- Instruction:
Please write out the lines of the data exactly, beginning with the first and ending with the line containing "Data through August"; leave the pictures behind.

- Source material:
--- Begin ---

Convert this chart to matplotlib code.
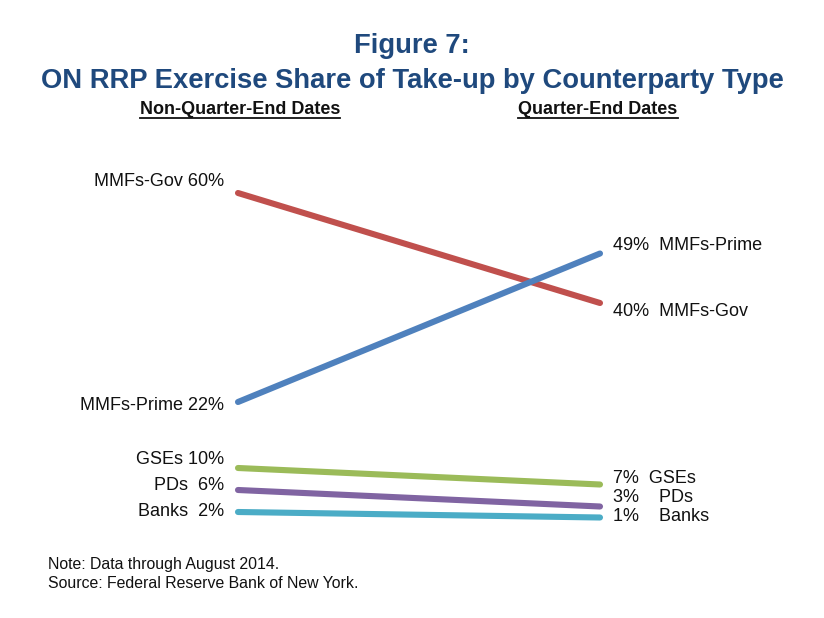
import matplotlib
matplotlib.use("Agg")
import matplotlib.pyplot as plt
from matplotlib.lines import Line2D

plt.rcParams['font.family'] = ['Liberation Sans', 'DejaVu Sans']

# ---- data ----
periods = ["Non-Quarter-End Dates", "Quarter-End Dates"]
series = ["MMFs-Gov", "MMFs-Prime", "GSEs", "PDs", "Banks"]
non_qe = [60, 22, 10, 6, 2]
qe = [40, 49, 7, 3, 1]
colors = ["#C0504D", "#4F81BD", "#9BBB59", "#8064A2", "#4BACC6"]
left_labels = ["MMFs-Gov 60%", "MMFs-Prime 22%", "GSEs 10%", "PDs  6%", "Banks  2%"]
right_labels = ["40%  MMFs-Gov", "49%  MMFs-Prime", "7%  GSEs", "3%    PDs", "1%    Banks"]
title_lines = ["Figure 7:", "ON RRP Exercise Share of Take-up by Counterparty Type"]
notes = ["Note: Data through August 2014.", "Source: Federal Reserve Bank of New York."]

# label vertical offsets in pixels (positive = up)
left_dy = [12, -3, 9, 4, 1]
right_dy = [-8, 8, 6, 9, 1]

W, H = 824, 618
fig = plt.figure(figsize=(W / 100, H / 100), dpi=100)
x0, x1 = 238, 600
ytop, ybot = 193, 523
ax = fig.add_axes([x0 / W, (H - ybot) / H, (x1 - x0) / W, (ybot - ytop) / H])
ax.set_xlim(0, 1)
ax.set_ylim(0, 60)
ax.axis('off')

for i, name in enumerate(series):
    ax.plot([0, 1], [non_qe[i], qe[i]], color=colors[i], lw=4.4,
            solid_capstyle='round', clip_on=False)
    ax.annotate(left_labels[i], xy=(0, non_qe[i]), xytext=(-10, left_dy[i] * 0.72),
                textcoords='offset points', ha='right', va='center',
                fontsize=13, color='#111111')
    ax.annotate(right_labels[i], xy=(1, qe[i]), xytext=(9.5, right_dy[i] * 0.72),
                textcoords='offset points', ha='left', va='center',
                fontsize=13, color='#111111')

title_color = "#1F497D"
fig.text(0.5, 1 - 46 / H, title_lines[0], ha='center', va='center',
         fontsize=19.7, fontweight='bold', color=title_color)
fig.text(0.5, 1 - 81 / H, title_lines[1], ha='center', va='center',
         fontsize=19.7, fontweight='bold', color=title_color)

hdr = []
for px, txt in zip([240, 598], periods):
    t = fig.text(px / W, 1 - 109 / H, txt, ha='center', va='center',
                 fontsize=13, fontweight='bold', color='#111111')
    hdr.append(t)

fig.text(48 / W, 1 - 564 / H, notes[0], ha='left', va='center', fontsize=11.4, color='#111111')
fig.text(48 / W, 1 - 583 / H, notes[1], ha='left', va='center', fontsize=11.4, color='#111111')

fig.canvas.draw()
r = fig.canvas.get_renderer()
for t in hdr:
    bb = t.get_window_extent(renderer=r)
    yline = bb.y0 - 0.5
    fig.add_artist(Line2D([bb.x0 / W, bb.x1 / W], [yline / H, yline / H],
                          transform=fig.transFigure, color='#111111', lw=1.3))

fig.savefig("out.png", dpi=100, facecolor='white')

--- End ---

- Result of this exercise:
Convert this chart to matplotlib code.
import matplotlib
matplotlib.use("Agg")
import matplotlib.pyplot as plt
from matplotlib.lines import Line2D

plt.rcParams['font.family'] = ['Liberation Sans', 'DejaVu Sans']

# ---- data ----
periods = ["Non-Quarter-End Dates", "Quarter-End Dates"]
series = ["MMFs-Gov", "MMFs-Prime", "GSEs", "PDs", "Banks"]
non_qe = [60, 22, 10, 6, 2]
qe = [40, 49, 7, 3, 1]
colors = ["#C0504D", "#4F81BD", "#9BBB59", "#8064A2", "#4BACC6"]
left_labels = ["MMFs-Gov 60%", "MMFs-Prime 22%", "GSEs 10%", "PDs  6%", "Banks  2%"]
right_labels = ["40%  MMFs-Gov", "49%  MMFs-Prime", "7%  GSEs", "3%    PDs", "1%    Banks"]
title_lines = ["Figure 7:", "ON RRP Exercise Share of Take-up by Counterparty Type"]
notes = ["Note: Data through August 2014.", "Source: Federal Reserve Bank of New York."]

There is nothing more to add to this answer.